--- Begin Entries ---

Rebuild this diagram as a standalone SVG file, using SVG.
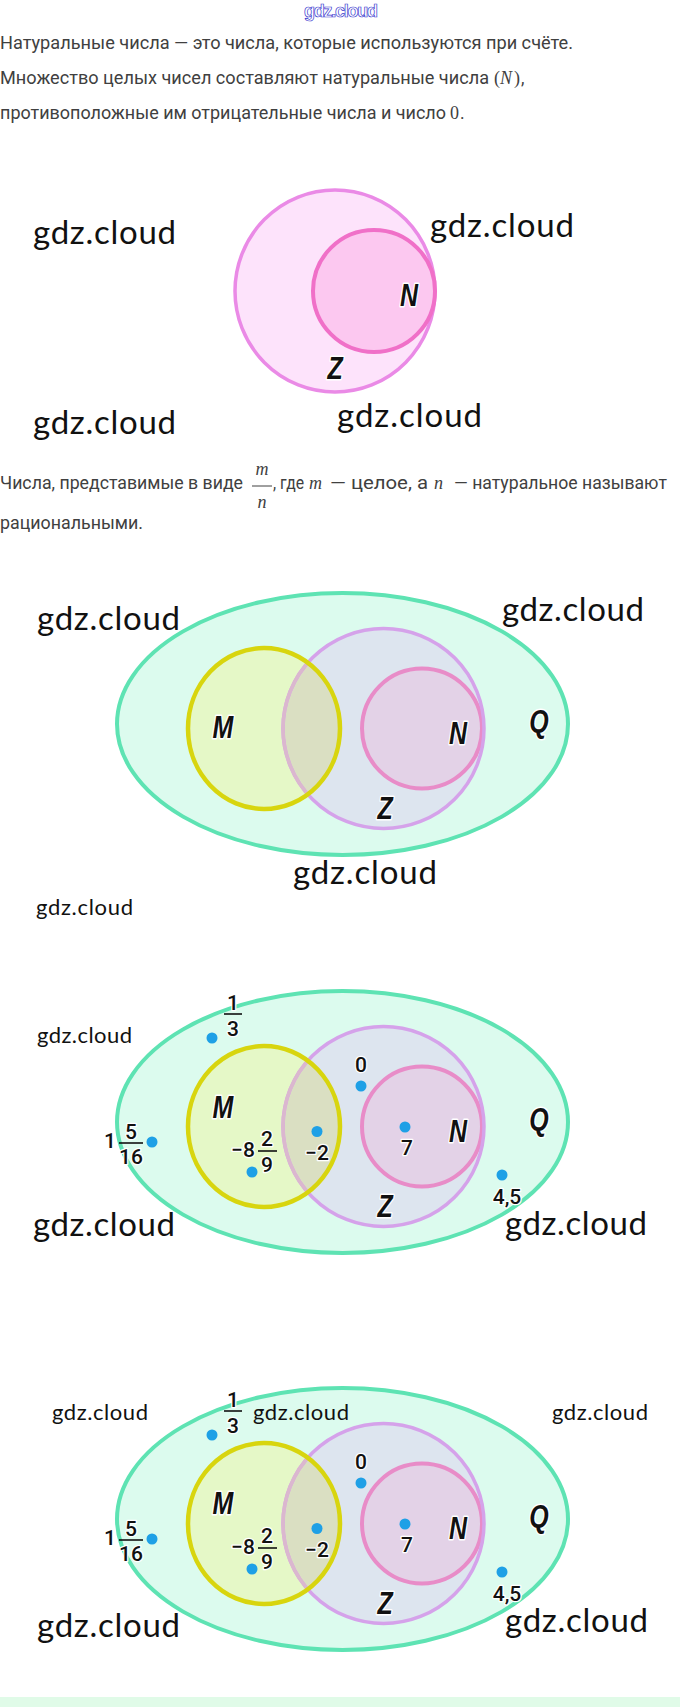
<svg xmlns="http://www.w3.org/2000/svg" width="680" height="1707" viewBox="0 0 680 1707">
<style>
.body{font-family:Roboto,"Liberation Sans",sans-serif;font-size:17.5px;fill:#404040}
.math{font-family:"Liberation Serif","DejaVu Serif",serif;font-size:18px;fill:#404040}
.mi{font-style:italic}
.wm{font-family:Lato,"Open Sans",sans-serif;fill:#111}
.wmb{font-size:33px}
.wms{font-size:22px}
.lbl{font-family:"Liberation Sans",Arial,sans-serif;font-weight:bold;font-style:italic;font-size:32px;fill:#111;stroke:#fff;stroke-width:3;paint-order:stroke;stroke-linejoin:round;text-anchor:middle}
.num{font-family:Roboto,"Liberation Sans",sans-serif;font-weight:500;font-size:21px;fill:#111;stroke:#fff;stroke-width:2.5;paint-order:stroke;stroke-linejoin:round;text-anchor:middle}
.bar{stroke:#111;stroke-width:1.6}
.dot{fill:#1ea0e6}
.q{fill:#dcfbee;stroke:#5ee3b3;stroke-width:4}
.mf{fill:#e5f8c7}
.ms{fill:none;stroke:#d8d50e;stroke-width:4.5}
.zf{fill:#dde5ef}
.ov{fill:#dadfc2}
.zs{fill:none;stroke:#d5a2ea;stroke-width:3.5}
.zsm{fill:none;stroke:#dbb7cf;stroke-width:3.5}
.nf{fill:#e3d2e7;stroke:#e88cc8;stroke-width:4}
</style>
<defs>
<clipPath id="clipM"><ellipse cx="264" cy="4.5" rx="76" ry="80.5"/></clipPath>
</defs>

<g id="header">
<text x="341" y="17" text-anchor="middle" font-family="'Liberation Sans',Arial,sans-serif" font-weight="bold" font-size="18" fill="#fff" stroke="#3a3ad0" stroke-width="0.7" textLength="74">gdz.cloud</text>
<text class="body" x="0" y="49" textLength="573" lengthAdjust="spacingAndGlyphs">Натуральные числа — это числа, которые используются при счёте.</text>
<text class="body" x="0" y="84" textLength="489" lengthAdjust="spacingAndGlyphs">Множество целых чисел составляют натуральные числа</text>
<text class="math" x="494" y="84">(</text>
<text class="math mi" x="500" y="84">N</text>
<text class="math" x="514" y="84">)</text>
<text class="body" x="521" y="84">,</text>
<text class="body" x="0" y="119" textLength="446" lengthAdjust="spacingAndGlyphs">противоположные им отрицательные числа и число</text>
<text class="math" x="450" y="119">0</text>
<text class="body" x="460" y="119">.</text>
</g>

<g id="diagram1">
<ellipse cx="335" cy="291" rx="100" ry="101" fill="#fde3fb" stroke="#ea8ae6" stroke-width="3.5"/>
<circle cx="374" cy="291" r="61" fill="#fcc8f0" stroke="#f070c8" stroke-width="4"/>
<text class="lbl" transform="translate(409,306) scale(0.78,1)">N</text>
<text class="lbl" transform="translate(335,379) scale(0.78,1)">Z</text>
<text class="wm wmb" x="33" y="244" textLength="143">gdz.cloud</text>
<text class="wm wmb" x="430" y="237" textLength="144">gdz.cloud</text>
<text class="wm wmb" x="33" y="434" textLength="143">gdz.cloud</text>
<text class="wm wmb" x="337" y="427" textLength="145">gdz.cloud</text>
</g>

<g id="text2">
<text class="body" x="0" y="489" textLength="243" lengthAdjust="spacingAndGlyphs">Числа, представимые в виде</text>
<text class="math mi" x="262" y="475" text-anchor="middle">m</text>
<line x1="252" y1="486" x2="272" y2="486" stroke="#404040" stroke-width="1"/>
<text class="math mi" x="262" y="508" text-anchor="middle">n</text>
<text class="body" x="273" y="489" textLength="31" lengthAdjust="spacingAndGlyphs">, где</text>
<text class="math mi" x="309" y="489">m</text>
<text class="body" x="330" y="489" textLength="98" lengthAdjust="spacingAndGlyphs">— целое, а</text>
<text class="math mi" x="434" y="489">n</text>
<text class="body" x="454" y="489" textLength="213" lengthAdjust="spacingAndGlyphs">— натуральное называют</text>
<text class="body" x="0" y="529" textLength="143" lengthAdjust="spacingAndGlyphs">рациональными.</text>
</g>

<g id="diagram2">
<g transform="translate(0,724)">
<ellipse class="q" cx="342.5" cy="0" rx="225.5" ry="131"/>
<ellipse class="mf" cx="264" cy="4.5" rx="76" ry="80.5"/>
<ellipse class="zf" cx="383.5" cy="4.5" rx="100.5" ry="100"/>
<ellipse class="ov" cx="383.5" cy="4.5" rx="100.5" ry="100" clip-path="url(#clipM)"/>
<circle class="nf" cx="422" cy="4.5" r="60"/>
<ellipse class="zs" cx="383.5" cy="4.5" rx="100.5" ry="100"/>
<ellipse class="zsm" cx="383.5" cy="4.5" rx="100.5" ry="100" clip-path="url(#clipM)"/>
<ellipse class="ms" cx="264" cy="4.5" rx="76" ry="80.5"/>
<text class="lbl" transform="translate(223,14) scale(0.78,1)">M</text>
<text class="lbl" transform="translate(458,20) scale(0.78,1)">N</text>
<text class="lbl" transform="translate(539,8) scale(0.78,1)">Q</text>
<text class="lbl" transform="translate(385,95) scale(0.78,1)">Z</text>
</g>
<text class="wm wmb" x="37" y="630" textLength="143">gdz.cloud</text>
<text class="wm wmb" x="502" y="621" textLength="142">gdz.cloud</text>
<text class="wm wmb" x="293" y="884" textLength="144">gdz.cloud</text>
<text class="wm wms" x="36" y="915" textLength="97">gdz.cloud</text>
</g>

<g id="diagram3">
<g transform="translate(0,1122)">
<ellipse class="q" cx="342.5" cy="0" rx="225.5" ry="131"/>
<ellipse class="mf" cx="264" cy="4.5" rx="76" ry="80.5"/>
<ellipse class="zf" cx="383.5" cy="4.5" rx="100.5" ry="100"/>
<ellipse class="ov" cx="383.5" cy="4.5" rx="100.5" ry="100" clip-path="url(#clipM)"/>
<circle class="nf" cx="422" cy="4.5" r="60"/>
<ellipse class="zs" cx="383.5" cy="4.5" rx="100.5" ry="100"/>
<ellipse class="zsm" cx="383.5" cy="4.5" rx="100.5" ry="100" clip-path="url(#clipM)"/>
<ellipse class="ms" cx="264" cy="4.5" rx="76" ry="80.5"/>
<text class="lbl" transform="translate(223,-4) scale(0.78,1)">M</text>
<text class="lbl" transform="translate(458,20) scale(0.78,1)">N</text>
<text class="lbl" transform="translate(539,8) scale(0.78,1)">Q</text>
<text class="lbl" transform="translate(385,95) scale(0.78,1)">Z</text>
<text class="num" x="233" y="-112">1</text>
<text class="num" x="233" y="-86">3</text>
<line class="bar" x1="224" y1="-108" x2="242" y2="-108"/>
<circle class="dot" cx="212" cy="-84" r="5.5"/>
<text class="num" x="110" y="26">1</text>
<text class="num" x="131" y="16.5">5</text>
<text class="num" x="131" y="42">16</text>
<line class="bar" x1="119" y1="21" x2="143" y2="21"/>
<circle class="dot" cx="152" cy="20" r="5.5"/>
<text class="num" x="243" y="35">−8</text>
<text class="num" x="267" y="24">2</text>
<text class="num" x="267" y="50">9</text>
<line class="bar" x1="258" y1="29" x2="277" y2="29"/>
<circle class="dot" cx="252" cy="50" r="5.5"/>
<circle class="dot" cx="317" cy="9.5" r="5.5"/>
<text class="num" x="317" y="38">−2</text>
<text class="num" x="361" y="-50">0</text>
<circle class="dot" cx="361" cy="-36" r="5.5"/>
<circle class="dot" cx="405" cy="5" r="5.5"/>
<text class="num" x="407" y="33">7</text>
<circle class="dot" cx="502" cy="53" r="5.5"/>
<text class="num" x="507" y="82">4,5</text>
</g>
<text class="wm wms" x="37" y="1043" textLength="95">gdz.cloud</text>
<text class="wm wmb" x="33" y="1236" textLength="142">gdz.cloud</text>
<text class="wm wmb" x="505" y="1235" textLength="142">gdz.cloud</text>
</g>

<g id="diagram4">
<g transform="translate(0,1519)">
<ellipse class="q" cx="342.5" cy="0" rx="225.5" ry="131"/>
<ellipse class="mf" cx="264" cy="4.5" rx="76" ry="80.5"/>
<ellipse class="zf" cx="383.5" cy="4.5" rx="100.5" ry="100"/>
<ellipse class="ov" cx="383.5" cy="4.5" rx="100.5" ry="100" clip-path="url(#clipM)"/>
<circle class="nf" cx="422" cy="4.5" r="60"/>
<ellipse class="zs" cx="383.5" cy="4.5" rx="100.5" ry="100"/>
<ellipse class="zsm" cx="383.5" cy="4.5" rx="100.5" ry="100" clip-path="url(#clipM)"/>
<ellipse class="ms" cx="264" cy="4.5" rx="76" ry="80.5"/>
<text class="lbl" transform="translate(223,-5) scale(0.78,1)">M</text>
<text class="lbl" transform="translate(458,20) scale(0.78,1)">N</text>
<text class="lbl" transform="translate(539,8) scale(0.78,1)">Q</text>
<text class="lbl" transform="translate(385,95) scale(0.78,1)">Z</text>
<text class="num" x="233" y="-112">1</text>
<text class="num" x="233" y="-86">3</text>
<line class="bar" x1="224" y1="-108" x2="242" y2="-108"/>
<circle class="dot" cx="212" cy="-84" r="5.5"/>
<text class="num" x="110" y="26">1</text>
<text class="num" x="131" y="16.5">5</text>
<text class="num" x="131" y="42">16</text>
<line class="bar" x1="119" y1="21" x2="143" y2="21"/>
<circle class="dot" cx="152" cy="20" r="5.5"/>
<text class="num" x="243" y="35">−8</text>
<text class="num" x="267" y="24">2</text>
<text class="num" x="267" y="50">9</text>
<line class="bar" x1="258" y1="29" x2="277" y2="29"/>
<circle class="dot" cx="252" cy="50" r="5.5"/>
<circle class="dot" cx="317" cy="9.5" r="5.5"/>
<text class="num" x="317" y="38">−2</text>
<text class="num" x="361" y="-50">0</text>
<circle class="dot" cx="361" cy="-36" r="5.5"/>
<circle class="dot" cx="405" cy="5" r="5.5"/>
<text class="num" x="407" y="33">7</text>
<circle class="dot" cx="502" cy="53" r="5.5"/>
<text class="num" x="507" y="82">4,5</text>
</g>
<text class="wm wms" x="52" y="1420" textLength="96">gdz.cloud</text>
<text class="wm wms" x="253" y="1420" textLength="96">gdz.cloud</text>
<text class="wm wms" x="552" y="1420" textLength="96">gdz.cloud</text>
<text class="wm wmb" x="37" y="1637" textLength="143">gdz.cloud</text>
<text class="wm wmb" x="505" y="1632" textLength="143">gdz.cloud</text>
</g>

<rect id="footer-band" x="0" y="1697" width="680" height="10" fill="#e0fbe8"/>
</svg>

--- End Entries ---
--- Begin Entries ---

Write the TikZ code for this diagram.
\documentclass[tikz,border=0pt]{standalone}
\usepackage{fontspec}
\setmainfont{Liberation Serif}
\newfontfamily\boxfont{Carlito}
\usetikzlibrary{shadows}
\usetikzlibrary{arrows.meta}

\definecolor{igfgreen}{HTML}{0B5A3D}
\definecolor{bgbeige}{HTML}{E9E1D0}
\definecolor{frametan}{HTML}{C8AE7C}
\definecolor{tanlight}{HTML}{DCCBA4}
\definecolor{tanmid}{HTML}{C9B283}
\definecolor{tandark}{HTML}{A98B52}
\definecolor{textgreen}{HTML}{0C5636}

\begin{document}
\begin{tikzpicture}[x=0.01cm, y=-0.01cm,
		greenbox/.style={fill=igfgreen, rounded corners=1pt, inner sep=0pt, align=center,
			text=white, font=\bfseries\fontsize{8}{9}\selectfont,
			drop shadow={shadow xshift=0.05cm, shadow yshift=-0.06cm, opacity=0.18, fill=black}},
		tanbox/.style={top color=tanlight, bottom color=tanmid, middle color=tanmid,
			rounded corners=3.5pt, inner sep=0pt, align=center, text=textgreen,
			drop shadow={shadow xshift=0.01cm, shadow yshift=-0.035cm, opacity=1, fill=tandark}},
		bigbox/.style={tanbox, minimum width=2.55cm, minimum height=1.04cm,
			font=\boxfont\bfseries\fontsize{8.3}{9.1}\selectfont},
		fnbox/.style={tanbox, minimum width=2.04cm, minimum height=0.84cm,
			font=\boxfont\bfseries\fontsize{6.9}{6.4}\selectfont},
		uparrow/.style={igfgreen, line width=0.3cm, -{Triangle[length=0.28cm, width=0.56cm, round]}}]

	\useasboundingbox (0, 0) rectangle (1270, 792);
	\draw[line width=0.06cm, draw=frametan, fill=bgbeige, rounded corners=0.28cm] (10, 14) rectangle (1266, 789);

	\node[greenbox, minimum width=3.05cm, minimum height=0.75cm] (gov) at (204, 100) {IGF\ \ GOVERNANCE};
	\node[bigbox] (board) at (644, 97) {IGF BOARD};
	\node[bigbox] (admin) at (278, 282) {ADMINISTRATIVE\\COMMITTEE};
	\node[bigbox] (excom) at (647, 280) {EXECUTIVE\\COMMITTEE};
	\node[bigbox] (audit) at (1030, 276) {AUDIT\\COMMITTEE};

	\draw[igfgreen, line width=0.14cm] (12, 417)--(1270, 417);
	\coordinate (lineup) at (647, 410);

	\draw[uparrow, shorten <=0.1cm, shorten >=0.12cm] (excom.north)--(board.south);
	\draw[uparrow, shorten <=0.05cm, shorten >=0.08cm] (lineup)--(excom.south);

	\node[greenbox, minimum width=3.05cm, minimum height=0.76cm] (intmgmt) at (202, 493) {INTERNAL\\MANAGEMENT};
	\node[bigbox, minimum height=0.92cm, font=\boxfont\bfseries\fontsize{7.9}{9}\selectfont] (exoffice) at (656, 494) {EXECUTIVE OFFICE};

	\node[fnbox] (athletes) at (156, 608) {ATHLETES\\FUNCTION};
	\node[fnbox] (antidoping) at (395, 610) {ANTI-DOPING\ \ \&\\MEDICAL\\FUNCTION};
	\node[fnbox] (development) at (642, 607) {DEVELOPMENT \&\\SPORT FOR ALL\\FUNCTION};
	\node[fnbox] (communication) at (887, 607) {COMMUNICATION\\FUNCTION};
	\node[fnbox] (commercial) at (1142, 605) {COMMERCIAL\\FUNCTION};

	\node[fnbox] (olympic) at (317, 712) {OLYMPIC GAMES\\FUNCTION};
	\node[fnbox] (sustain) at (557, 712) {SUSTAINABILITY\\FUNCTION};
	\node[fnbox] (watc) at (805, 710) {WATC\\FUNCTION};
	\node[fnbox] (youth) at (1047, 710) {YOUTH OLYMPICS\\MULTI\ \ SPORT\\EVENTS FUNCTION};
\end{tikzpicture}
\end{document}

--- End Entries ---

**What you have to do**
In the listing above, locate the line with "Write the TikZ code for this diagram." and the line with "shorten >=0.08cm] (lineup)--(excom.south);", then extract exactly those lines and every line between them, and nothing more.

**Final result**
Write the TikZ code for this diagram.
\documentclass[tikz,border=0pt]{standalone}
\usepackage{fontspec}
\setmainfont{Liberation Serif}
\newfontfamily\boxfont{Carlito}
\usetikzlibrary{shadows}
\usetikzlibrary{arrows.meta}

\definecolor{igfgreen}{HTML}{0B5A3D}
\definecolor{bgbeige}{HTML}{E9E1D0}
\definecolor{frametan}{HTML}{C8AE7C}
\definecolor{tanlight}{HTML}{DCCBA4}
\definecolor{tanmid}{HTML}{C9B283}
\definecolor{tandark}{HTML}{A98B52}
\definecolor{textgreen}{HTML}{0C5636}

\begin{document}
\begin{tikzpicture}[x=0.01cm, y=-0.01cm,
		greenbox/.style={fill=igfgreen, rounded corners=1pt, inner sep=0pt, align=center,
			text=white, font=\bfseries\fontsize{8}{9}\selectfont,
			drop shadow={shadow xshift=0.05cm, shadow yshift=-0.06cm, opacity=0.18, fill=black}},
		tanbox/.style={top color=tanlight, bottom color=tanmid, middle color=tanmid,
			rounded corners=3.5pt, inner sep=0pt, align=center, text=textgreen,
			drop shadow={shadow xshift=0.01cm, shadow yshift=-0.035cm, opacity=1, fill=tandark}},
		bigbox/.style={tanbox, minimum width=2.55cm, minimum height=1.04cm,
			font=\boxfont\bfseries\fontsize{8.3}{9.1}\selectfont},
		fnbox/.style={tanbox, minimum width=2.04cm, minimum height=0.84cm,
			font=\boxfont\bfseries\fontsize{6.9}{6.4}\selectfont},
		uparrow/.style={igfgreen, line width=0.3cm, -{Triangle[length=0.28cm, width=0.56cm, round]}}]

	\useasboundingbox (0, 0) rectangle (1270, 792);
	\draw[line width=0.06cm, draw=frametan, fill=bgbeige, rounded corners=0.28cm] (10, 14) rectangle (1266, 789);

	\node[greenbox, minimum width=3.05cm, minimum height=0.75cm] (gov) at (204, 100) {IGF\ \ GOVERNANCE};
	\node[bigbox] (board) at (644, 97) {IGF BOARD};
	\node[bigbox] (admin) at (278, 282) {ADMINISTRATIVE\\COMMITTEE};
	\node[bigbox] (excom) at (647, 280) {EXECUTIVE\\COMMITTEE};
	\node[bigbox] (audit) at (1030, 276) {AUDIT\\COMMITTEE};

	\draw[igfgreen, line width=0.14cm] (12, 417)--(1270, 417);
	\coordinate (lineup) at (647, 410);

	\draw[uparrow, shorten <=0.1cm, shorten >=0.12cm] (excom.north)--(board.south);
	\draw[uparrow, shorten <=0.05cm, shorten >=0.08cm] (lineup)--(excom.south);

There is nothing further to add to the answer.